A corresponding term in Australia (aside from pantsing) is dakking, dacking, or daxing, which originated from DAKS Simpson, a clothing brand that became a generic term for pants and underwear. The term double-dacking is used when both the pants and underwear are pulled down. In Scotland the process is often known as breeking or breekexxing from the word breeks meaning 'trousers'. In New Zealand, the act is known as giving someone a down-trou (though this can have a more specific meaning, relating to loser-shaming in pool playing and other competitive games); in Ireland, it is jocking, zoonking or ka-blinking; in the north and south-west of England kegging (or quegging).

An alternative term is sharking, which usually implies a sexual assault on a stranger rather than a prank or bullying between peers, and is sometimes applied more broadly to the pulling down of blouses and other top clothing.

Another prank, in which the victim's underpants are yanked upward rather than downward, is called a wedgie.

==Bullying==
Pantsing can be used as a form of bullying and is technically the crime of simple assault. The practice has been viewed as a form of ritual emasculation.
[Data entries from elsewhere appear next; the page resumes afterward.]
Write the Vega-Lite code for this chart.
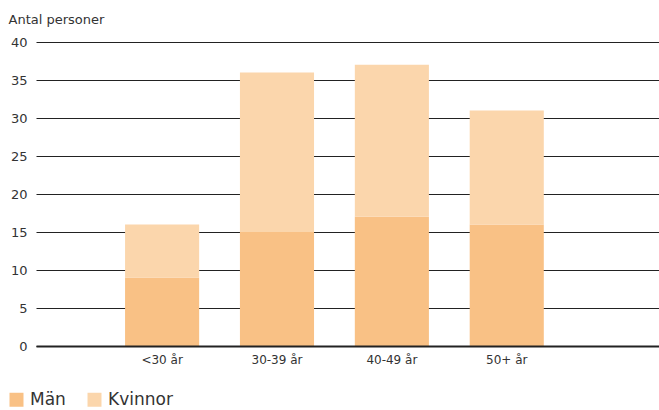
{
  "$schema": "https://vega.github.io/schema/vega-lite/v6.json",
  "width": 623,
  "height": 304,
  "autosize": {"type": "none"},
  "padding": {"left": 36, "top": 42, "right": 0, "bottom": 64},
  "background": "white",
  "config": {
    "view": {"stroke": null},
    "font": "DejaVu Sans"
  },
  "data": {
    "values": [
      {"alder": "<30 år", "kon": "Män", "antal": 9},
      {"alder": "<30 år", "kon": "Kvinnor", "antal": 7},
      {"alder": "30-39 år", "kon": "Män", "antal": 15},
      {"alder": "30-39 år", "kon": "Kvinnor", "antal": 21},
      {"alder": "40-49 år", "kon": "Män", "antal": 17},
      {"alder": "40-49 år", "kon": "Kvinnor", "antal": 20},
      {"alder": "50+ år", "kon": "Män", "antal": 16},
      {"alder": "50+ år", "kon": "Kvinnor", "antal": 15}
    ]
  },
  "mark": {"type": "bar"},
  "encoding": {
    "x": {
      "field": "alder",
      "type": "nominal",
      "sort": ["<30 år", "30-39 år", "40-49 år", "50+ år"],
      "scale": {"paddingInner": 0.355, "paddingOuter": 0.889, "align": 0.436},
      "axis": {
        "title": null,
        "labelAngle": 0,
        "labelFontSize": 12,
        "labelColor": "#333333",
        "labelPadding": 8,
        "ticks": false,
        "domain": true,
        "domainColor": "#222222",
        "domainWidth": 2,
        "zindex": 1
      }
    },
    "y": {
      "field": "antal",
      "type": "quantitative",
      "stack": "zero",
      "scale": {"domain": [0, 40], "nice": false},
      "axis": {
        "values": [0, 5, 10, 15, 20, 25, 30, 35, 40],
        "title": "Antal personer",
        "titleAngle": 0,
        "titleAlign": "left",
        "titleBaseline": "alphabetic",
        "titleX": -28,
        "titleY": -19,
        "titleFontSize": 13,
        "titleFontWeight": "normal",
        "titleColor": "#333333",
        "labelFontSize": 13,
        "labelColor": "#333333",
        "labelPadding": 9,
        "ticks": false,
        "domain": false,
        "grid": true,
        "gridColor": "#222222",
        "gridWidth": 1,
        "zindex": 0
      }
    },
    "color": {
      "field": "kon",
      "type": "nominal",
      "sort": ["Män", "Kvinnor"],
      "scale": {"domain": ["Män", "Kvinnor"], "range": ["#F9C185", "#FBD6AC"]},
      "legend": {
        "title": null,
        "orient": "none",
        "direction": "horizontal",
        "legendX": -28,
        "legendY": 349,
        "symbolType": "square",
        "symbolSize": 196,
        "symbolStrokeWidth": 0,
        "symbolOpacity": 1,
        "labelFontSize": 17,
        "labelColor": "#333333",
        "labelOffset": 5,
        "columnPadding": 20
      }
    },
    "order": {"field": "kon", "sort": "descending"}
  }
}
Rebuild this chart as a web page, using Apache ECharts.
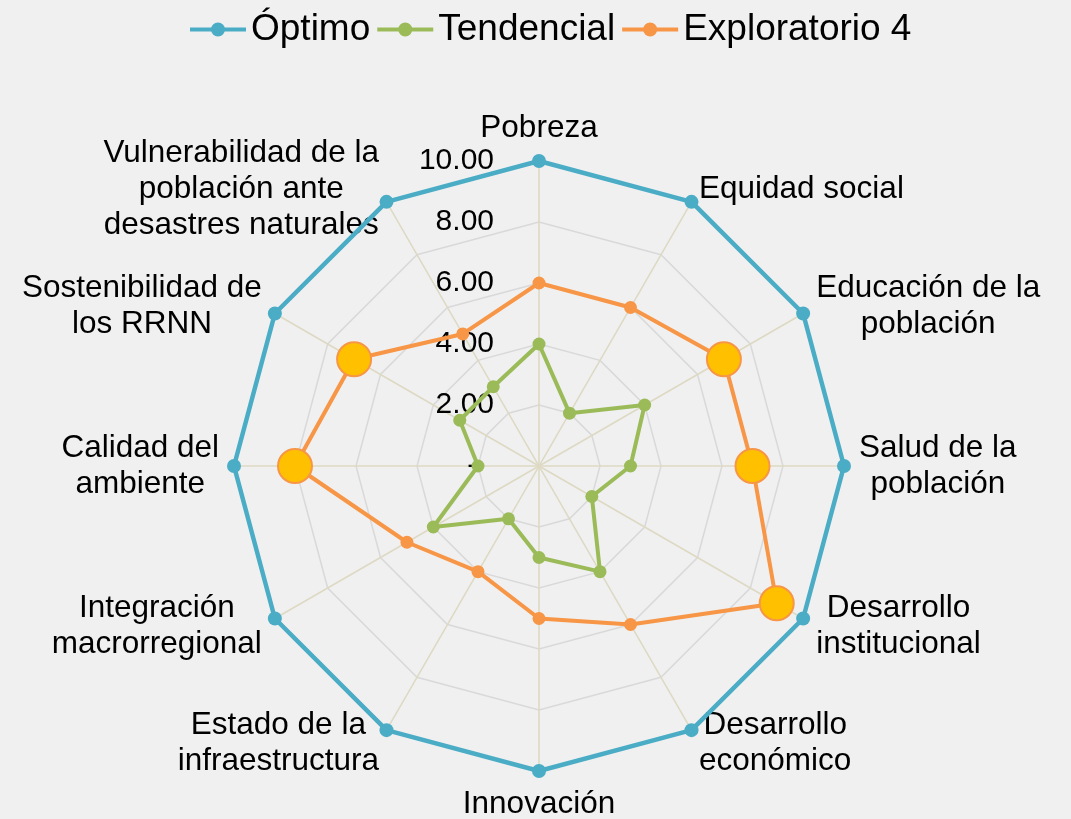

In 2007, British Secretary of State for Education and Skills Alan Johnson, in a speech to the National Association of Schoolmasters Union of Women Teachers, criticized such bullying and criticized YouTube for hosting a movie (since removed) of a teacher being pantsed, saying that such bullying "is causing some [teachers] to consider leaving the profession because of the defamation and humiliation they are forced to suffer" and that "Without the online approval which appeals to the innate insecurities of the bully, such sinister activities would have much less attraction."

Juanita Ross Epp is highly critical of teachers who regard pupils pantsing one another as normal behavior, saying that pantsing makes pupils feel intimidated and uncomfortable and that "normal is not the same as right".